Posted by Dirk Verbeek 
Analog speed signal
October 26, 2011 04:27PM
Hello,

Does anybody knows if there is an analog signal which represent the speed of each axes?
The reason why I ask this is the following.
I have 3 servo controllers and motors available which has an analog input to set the speed of the servo motor.
What I would like to do, if it is possible, use the controller card of the reprap project but control the motion with servo's instead of steppermotors.
Is there a signal between the CPU on the controller card and the steppercontroller which is analog or convertable to an analog signal?

Greets Dirk
Re: Analog speed signal
October 26, 2011 05:46PM
No and you need servos that control position, not speed.


[www.hydraraptor.blogspot.com]
Re: Analog speed signal
October 27, 2011 01:25AM
That totally depends on the type of servo controller. I have a Kollmorgen 200serie VT version. The motor and drive keeps itself in controll with the close-loop control. I don't know for sure if this is done by position or speed. The setpoint however is a speed setpoint. De version VT stands for velocity. The input at the controller is an analog input.

But you answered my main question: there are no analog signal on the card available.

Is it possible to converter the stepper signal to an analog signal?
Re: Analog speed signal
October 27, 2011 02:53AM
If all your have is a velocity control how can you accurately control position? It seems that your controllers are for spindle control rather than axis positioning.


[www.hydraraptor.blogspot.com]
Re: Analog speed signal
October 27, 2011 07:04AM
It is true that it is impossible to make a accurate positioning loop. The only thing you will know is that the motor is following the speed set point properly. So if you assume that you will not lost positions in the first stage (because position = speed * time) you will have not a bad positioning system. But it is the same as a steppermotor. You will never know for sure that the motor will reach its position.
Re: Analog speed signal
October 27, 2011 08:09AM
Quote

position = speed * time

Yes but if speed was represented by an analogue value then it would need to have a precision of about 0.1%, which is very hard to achieve with analogue electronics, and since position is the actually integral of velocity you would slowly accumulate errors, which would be disastrous for FFF. (Speed is not constant because you can't change it instantaneously).

Quote

But it is the same as a steppermotor. You will never know for sure that the motor will reach its position.

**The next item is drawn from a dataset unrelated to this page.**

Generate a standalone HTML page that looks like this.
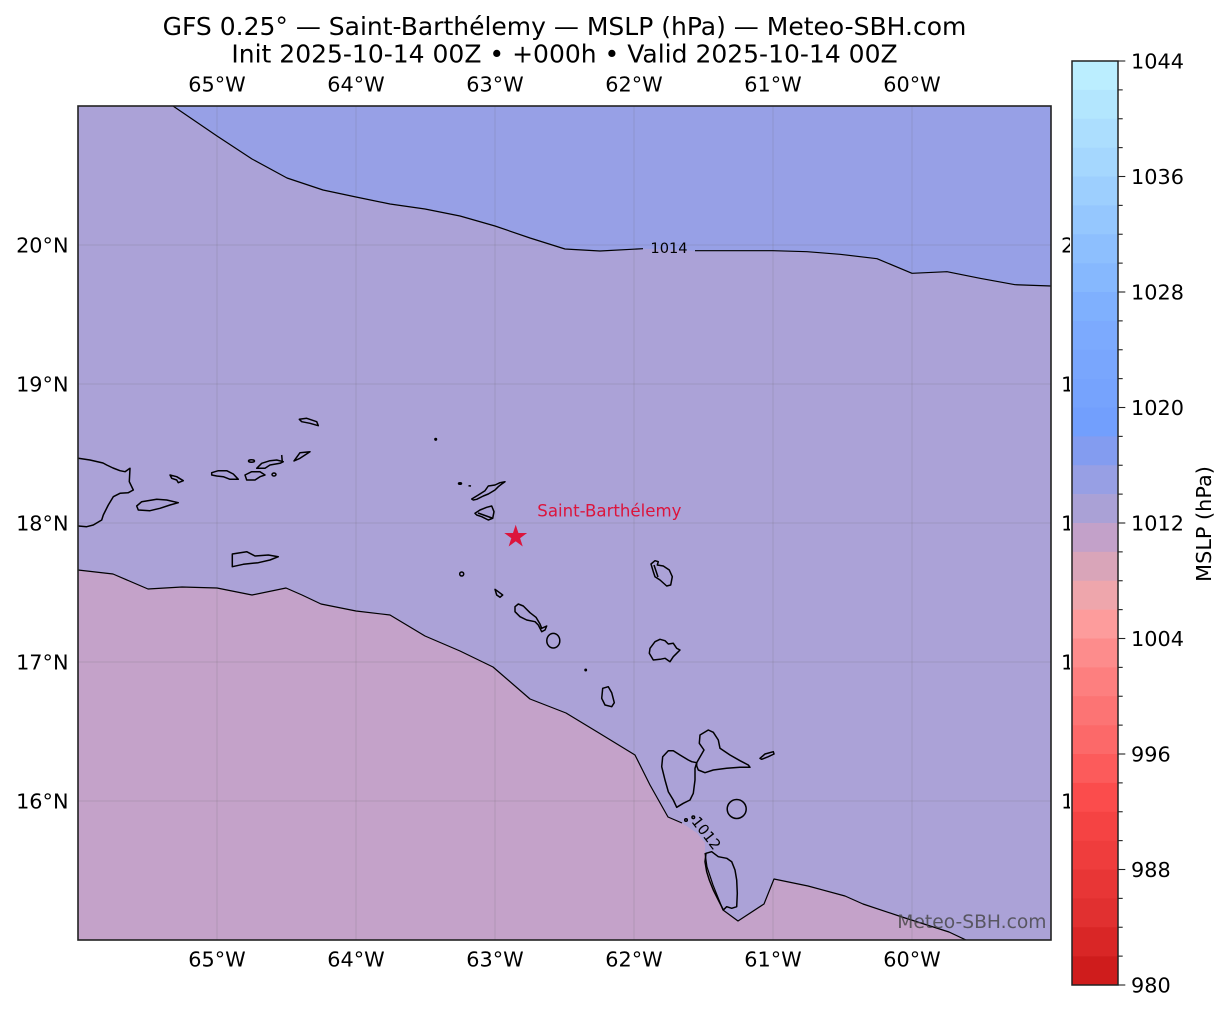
<!DOCTYPE html>
<html><head><meta charset="utf-8"><style>
html,body{margin:0;padding:0;background:#fff;}
svg{display:block;}
text{font-family:"DejaVu Sans","Liberation Sans",sans-serif;}
</style></head><body>
<svg width="1229" height="1012" viewBox="0 0 1229 1012" xmlns="http://www.w3.org/2000/svg">
<defs><clipPath id="mc"><rect x="78" y="106" width="973" height="834"/></clipPath></defs>
<rect width="1229" height="1012" fill="#fff"/>
<text x="564.5" y="35" font-size="25" text-anchor="middle" fill="#000">GFS 0.25° — Saint-Barthélemy — MSLP (hPa) — Meteo-SBH.com</text>
<text x="564.5" y="62.5" font-size="25" text-anchor="middle" fill="#000">Init 2025-10-14 00Z • +000h • Valid 2025-10-14 00Z</text>
<g clip-path="url(#mc)">
<rect x="78" y="106" width="973" height="834" fill="#aba2d7"/>
<path d="M173,106 L217,136 L252,159 L287,178 L323,190 L356,197 L390,204 L425,209 L460,216 L495,226 L530,238 L565,249 L600,251 L643,248.7 L669,249.5 L695,250.7 L773,250.7 L807,251.7 L840,254.3 L877,258.7 L912,273.3 L947,271.7 L980,278.3 L1015,284.7 L1051,286 L1051,106 Z" fill="#97a0e6"/>
<path d="M78,570 L113,574 L148,589 L182,587 L217,588 L252,595 L286,588 L302,595 L321,604 L356,611 L390,615 L410,627 L425,636 L460,651 L493,667 L530,699 L566,713 L599,733 L635,755 L650,785 L668,817 L682,823 L697,833 L705,843 L705,853 L707,867 L713,885 L723,910 L738,921 L764,904 L774,879 L808,886 L845,896 L863,904 L902,917 L949,932 L966,940 L78,940 Z" fill="#c4a2c9"/>
<g stroke="#6a6a6a" stroke-opacity="0.16" stroke-width="1.2">
<line x1="217" y1="106" x2="217" y2="940"/><line x1="356" y1="106" x2="356" y2="940"/><line x1="495" y1="106" x2="495" y2="940"/><line x1="634" y1="106" x2="634" y2="940"/><line x1="773" y1="106" x2="773" y2="940"/><line x1="912" y1="106" x2="912" y2="940"/>
<line x1="78" y1="245" x2="1051" y2="245"/><line x1="78" y1="384" x2="1051" y2="384"/><line x1="78" y1="523" x2="1051" y2="523"/><line x1="78" y1="662" x2="1051" y2="662"/><line x1="78" y1="801" x2="1051" y2="801"/>
</g>
<g fill="none" stroke="#000" stroke-width="1.2" stroke-linejoin="round">
<polyline points="173,106 217,136 252,159 287,178 323,190 356,197 390,204 425,209 460,216 495,226 530,238 565,249 600,251 643,248.7"/>
<polyline points="695,250.7 773,250.7 807,251.7 840,254.3 877,258.7 912,273.3 947,271.7 980,278.3 1015,284.7 1051,286"/>
<polyline points="78,570 113,574 148,589 182,587 217,588 252,595 286,588 302,595 321,604 356,611 390,615 410,627 425,636 460,651 493,667 530,699 566,713 599,733 635,755 650,785 668,817 682,823"/>
<polyline points="705,853 707,867 713,885 723,910 738,921 764,904 774,879 808,886 845,896 863,904 902,917 949,932 966,940"/>
</g>
<g fill="none" stroke="#000" stroke-width="1.5" stroke-linejoin="round">
<polyline points="70,458 78.3,458.3 90,460 103,463 106.7,465 113,468 120,470.7 125,471.7 130,468.3 129.3,481.7 133.3,490 128.3,492.7 120,493.3 113.3,496.7 108.3,505 103.3,515 101.7,520 93.3,525 86.7,526.7 78.3,526 70,526"/>
<polygon points="136.7,506 141.7,501.7 156.7,499.3 166.7,500 178.3,502.7 170,505 160,508.3 150,510.7 138.3,510"/>
<polygon points="170,475 176.7,476.7 183.3,480.7 178.3,482.7 176.7,480 171.7,478.3"/>
<polygon points="211.7,472.7 218.3,470.7 226.7,470.7 233.3,474 238.3,479.3 230,479.3 223.3,476.7 216.7,476 211.7,475"/>
<polygon points="245,475 251.7,471.7 260,471.7 265,475 260,476.7 255,480 246.7,480"/>
<polygon points="256.7,468.3 261.7,463.3 270,460.7 276.7,460 283.3,461.7 280,463.3 270,465 265,468.3"/>
<ellipse cx="251.5" cy="461" rx="3" ry="1.2"/>
<line x1="281.7" y1="455" x2="282.3" y2="462"/>
<ellipse cx="274" cy="474.5" rx="2" ry="1.5"/>
<polygon points="294,461 300,452.7 310,451.7 305,455 300,458.3"/>
<polygon points="299.3,419.3 306.7,418.3 316.7,421.7 318.3,425.7 310,423.3 301.7,421.7"/>
<polygon points="232.3,554 246.7,551.7 255,556 268.3,555 278.3,556.7 270,560 258.3,562.7 243.3,564.3 232.3,566.7"/>
<circle cx="435.7" cy="439.3" r="0.8"/>
<ellipse cx="460" cy="483.5" rx="1.5" ry="0.8"/>
<line x1="468.5" y1="485.7" x2="471" y2="486"/>
<polygon points="471.7,499 478.3,495 485,490.7 488.3,486 495,485 500,482.7 505,481.7 501.7,484 498.3,486.7 495,490 488.3,494 483.3,496 476.7,499.3 473.3,500"/>
<polygon points="475,513.3 480,510 486.7,507.3 491.7,506 494,511.7 492.7,518.3 488.3,520 481.7,516.7 476.7,515"/>
<line x1="478" y1="513" x2="492" y2="518"/>
<circle cx="461.7" cy="574" r="2"/>
<polygon points="495,589.3 498.3,591.7 502.7,595 500,597.3 496.7,595"/>
<polygon points="515,606.7 518.3,604 523.3,606 530,612.7 536,617.3 540,624 541.7,628.3 546.7,626 545,630 541.7,631.7 538.3,625 535,621.7 526.7,620 520,616.7 515,611.7"/>
<ellipse cx="553.3" cy="640.7" rx="6.5" ry="7.3"/>
<circle cx="585.7" cy="670" r="0.7"/>
<polygon points="602.7,688.3 608.3,686.7 611.7,692.7 614.3,702.7 611.7,706.7 605,705 601.7,698.3"/>
<polygon points="651,564 655,560.7 658.3,561.7 657.3,565 663.3,566 669.3,570 672.3,576.7 670.7,585 666.7,586 660,580 655,576.7 653.3,571.7"/>
<line x1="654" y1="565" x2="658" y2="577"/>
<polygon points="650,648.3 655,641.7 660,639.3 665,640.7 668.3,644 673.3,643.3 676.7,648.3 680,650 676.7,653.3 673.3,656.7 670,661.7 665,658.3 660,659.3 653.3,660 649.3,653.3"/>
<polygon points="662.7,756.7 668.3,750.7 673.3,750.7 680,755 688.3,760 691.7,761.7 696.7,762.7 695,768.3 695,780 693.3,793.3 690,800 683.3,803.3 676.7,807.3 673.3,800 668.3,791.7 665,780 661.7,766.7"/>
<polygon points="696.7,762.7 704,750 699.3,743.3 700,735 708.3,730 713.3,732.3 718.3,740 720,748.3 730,755 740,760.7 748.3,765 750,767.3 740,767.3 726.7,768.3 713.3,770 705,772.7 698.3,770 696.7,766"/>
<polygon points="760,758.3 765,754 773.3,751.7 774,754 768.3,756.7 761.7,759.3"/>
<ellipse cx="736.7" cy="809" rx="9.5" ry="9.5"/>
<circle cx="686" cy="820" r="1.3"/>
<circle cx="693.3" cy="817.3" r="1.3"/>
<polygon points="706,853.3 711.7,851.7 718.3,856.7 726.7,858.3 731.7,861.7 735,870 736.7,880 737.3,893.3 736.7,906.7 731.7,908.3 726.7,906.7 723.3,910 721.7,906.7 718.3,900 713.3,890 709.3,880 706.7,871.7 705,861.7"/>
</g>
<text x="669" y="253.2" font-size="14.6" text-anchor="middle" fill="#000">1014</text>
<text transform="translate(706.5,833) rotate(52)" y="5.3" font-size="14.6" text-anchor="middle" fill="#000">1012</text>
<polygon transform="translate(515.7,536.7)" points="0,-10.7 2.4,-3.3 10.2,-3.3 3.9,1.3 6.3,8.7 0,4.1 -6.3,8.7 -3.9,1.3 -10.2,-3.3 -2.4,-3.3" fill="#dc143c" stroke="#dc143c" stroke-width="0.8"/>
<text x="537.3" y="516.5" font-size="16.6" fill="#dc143c">Saint-Barthélemy</text>
<text x="1046.5" y="928" font-size="18.7" text-anchor="end" fill="#444" fill-opacity="0.8">Meteo-SBH.com</text>
</g>
<rect x="78" y="106" width="973" height="834" fill="none" stroke="#222" stroke-width="1.6"/>
<g font-size="20.8" fill="#000" text-anchor="middle">
<text x="217" y="91.7">65°W</text><text x="356" y="91.7">64°W</text><text x="495" y="91.7">63°W</text><text x="634" y="91.7">62°W</text><text x="773" y="91.7">61°W</text><text x="912" y="91.7">60°W</text>
<text x="217" y="966.5">65°W</text><text x="356" y="966.5">64°W</text><text x="495" y="966.5">63°W</text><text x="634" y="966.5">62°W</text><text x="773" y="966.5">61°W</text><text x="912" y="966.5">60°W</text>
</g>
<g font-size="20.8" fill="#000" text-anchor="end">
<text x="68.5" y="252.6">20°N</text><text x="68.5" y="391.6">19°N</text><text x="68.5" y="530.6">18°N</text><text x="68.5" y="669.6">17°N</text><text x="68.5" y="808.6">16°N</text>
</g>
<g font-size="20.8" fill="#000">
<text x="1061" y="252.6">20°N</text><text x="1061" y="391.6">19°N</text><text x="1061" y="530.6">18°N</text><text x="1061" y="669.6">17°N</text><text x="1061" y="808.6">16°N</text>
</g>
<rect x="1070" y="55" width="50" height="936" fill="#fff"/>
<g>
<rect x="1072" y="61" width="46" height="29.2" fill="#bbeeff"/>
<rect x="1072" y="89.875" width="46" height="29.2" fill="#b3e6fe"/>
<rect x="1072" y="118.75" width="46" height="29.2" fill="#acdefe"/>
<rect x="1072" y="147.625" width="46" height="29.2" fill="#a5d7fe"/>
<rect x="1072" y="176.5" width="46" height="29.2" fill="#9dcffe"/>
<rect x="1072" y="205.375" width="46" height="29.2" fill="#95c7fe"/>
<rect x="1072" y="234.25" width="46" height="29.2" fill="#8dbffe"/>
<rect x="1072" y="263.125" width="46" height="29.2" fill="#86b8fe"/>
<rect x="1072" y="292" width="46" height="29.2" fill="#7fb0fe"/>
<rect x="1072" y="320.875" width="46" height="29.2" fill="#7caafe"/>
<rect x="1072" y="349.75" width="46" height="29.2" fill="#79a6fd"/>
<rect x="1072" y="378.625" width="46" height="29.2" fill="#76a3fd"/>
<rect x="1072" y="407.5" width="46" height="29.2" fill="#729ffd"/>
<rect x="1072" y="436.375" width="46" height="29.2" fill="#839cf0"/>
<rect x="1072" y="465.25" width="46" height="29.2" fill="#979fe4"/>
<rect x="1072" y="494.125" width="46" height="29.2" fill="#aaa1d6"/>
<rect x="1072" y="523" width="46" height="29.2" fill="#c3a1c9"/>
<rect x="1072" y="551.875" width="46" height="29.2" fill="#d9a5b9"/>
<rect x="1072" y="580.75" width="46" height="29.2" fill="#eea6ac"/>
<rect x="1072" y="609.625" width="46" height="29.2" fill="#fd9c9c"/>
<rect x="1072" y="638.5" width="46" height="29.2" fill="#fd8c8c"/>
<rect x="1072" y="667.375" width="46" height="29.2" fill="#fd7f7f"/>
<rect x="1072" y="696.25" width="46" height="29.2" fill="#fc7474"/>
<rect x="1072" y="725.125" width="46" height="29.2" fill="#fc6969"/>
<rect x="1072" y="754" width="46" height="29.2" fill="#fc5b5b"/>
<rect x="1072" y="782.875" width="46" height="29.2" fill="#fb4c4c"/>
<rect x="1072" y="811.75" width="46" height="29.2" fill="#f54343"/>
<rect x="1072" y="840.625" width="46" height="29.2" fill="#ef3d3d"/>
<rect x="1072" y="869.5" width="46" height="29.2" fill="#e83636"/>
<rect x="1072" y="898.375" width="46" height="29.2" fill="#e13030"/>
<rect x="1072" y="927.25" width="46" height="29.2" fill="#d92626"/>
<rect x="1072" y="956.125" width="46" height="28.875" fill="#cf1c1c"/>
</g>
<rect x="1072" y="61" width="46" height="924" fill="none" stroke="#222" stroke-width="1.5"/>
<g stroke="#222" stroke-width="1.1">
<line x1="1118" y1="61" x2="1125.3" y2="61"/><line x1="1118" y1="89.875" x2="1122.7" y2="89.875"/><line x1="1118" y1="118.75" x2="1122.7" y2="118.75"/><line x1="1118" y1="147.625" x2="1122.7" y2="147.625"/>
<line x1="1118" y1="176.5" x2="1125.3" y2="176.5"/><line x1="1118" y1="205.375" x2="1122.7" y2="205.375"/><line x1="1118" y1="234.25" x2="1122.7" y2="234.25"/><line x1="1118" y1="263.125" x2="1122.7" y2="263.125"/>
<line x1="1118" y1="292" x2="1125.3" y2="292"/><line x1="1118" y1="320.875" x2="1122.7" y2="320.875"/><line x1="1118" y1="349.75" x2="1122.7" y2="349.75"/><line x1="1118" y1="378.625" x2="1122.7" y2="378.625"/>
<line x1="1118" y1="407.5" x2="1125.3" y2="407.5"/><line x1="1118" y1="436.375" x2="1122.7" y2="436.375"/><line x1="1118" y1="465.25" x2="1122.7" y2="465.25"/><line x1="1118" y1="494.125" x2="1122.7" y2="494.125"/>
<line x1="1118" y1="523" x2="1125.3" y2="523"/><line x1="1118" y1="551.875" x2="1122.7" y2="551.875"/><line x1="1118" y1="580.75" x2="1122.7" y2="580.75"/><line x1="1118" y1="609.625" x2="1122.7" y2="609.625"/>
<line x1="1118" y1="638.5" x2="1125.3" y2="638.5"/><line x1="1118" y1="667.375" x2="1122.7" y2="667.375"/><line x1="1118" y1="696.25" x2="1122.7" y2="696.25"/><line x1="1118" y1="725.125" x2="1122.7" y2="725.125"/>
<line x1="1118" y1="754" x2="1125.3" y2="754"/><line x1="1118" y1="782.875" x2="1122.7" y2="782.875"/><line x1="1118" y1="811.75" x2="1122.7" y2="811.75"/><line x1="1118" y1="840.625" x2="1122.7" y2="840.625"/>
<line x1="1118" y1="869.5" x2="1125.3" y2="869.5"/><line x1="1118" y1="898.375" x2="1122.7" y2="898.375"/><line x1="1118" y1="927.25" x2="1122.7" y2="927.25"/><line x1="1118" y1="956.125" x2="1122.7" y2="956.125"/>
<line x1="1118" y1="985" x2="1125.3" y2="985"/>
</g>
<g font-size="20.8" fill="#000">
<text x="1131" y="68.6">1044</text><text x="1131" y="184.1">1036</text><text x="1131" y="299.6">1028</text><text x="1131" y="415.1">1020</text><text x="1131" y="530.6">1012</text><text x="1131" y="646.1">1004</text><text x="1131" y="761.6">996</text><text x="1131" y="877.1">988</text><text x="1131" y="992.6">980</text>
</g>
<text transform="translate(1211,524) rotate(-90)" font-size="20.8" text-anchor="middle" fill="#000">MSLP (hPa)</text>
</svg>
</body></html>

If the motor is used within its specification you can assume it will reach the correct position. I make that assumption hundreds of thousands times a day.

To use servos you need closed loop position control. Some servos have this built in and take step and direction signals. To make a servo with velocity control work you have to do the following with firmware or an FPGA or discrete logic / analogue electronics: -

Use the step and direction signals to make a target position variable, with for example an up down counter
Use a quadrature encoder to create an actual position variable.
Take the difference between the two and use it as the input to a PID controller, the output will be your velocity signal.

Then you have to tune the controller to give a clean response without overshoot or ringing. All in all, a lot of work.

Edited 2 time(s). Last edit at 10/27/2011 08:15AM by nophead.


[www.hydraraptor.blogspot.com]
Re: Analog speed signal
October 31, 2011 10:18AM
I've retyped this a bunch of times. I can't get the wording to come out nicely:

Stepper motors will work better for our applications. The benefits of higher efficiency and higher RPM range are moot for our users. It can be done, it is a bad idea.

And to answer to topics question: Servos require a sepearte encoder, which our boards would not provide. There may be a few Arduino sketches for CNC purposes for servos, but I'm fairly sure RepRap has dropped Servos as an option.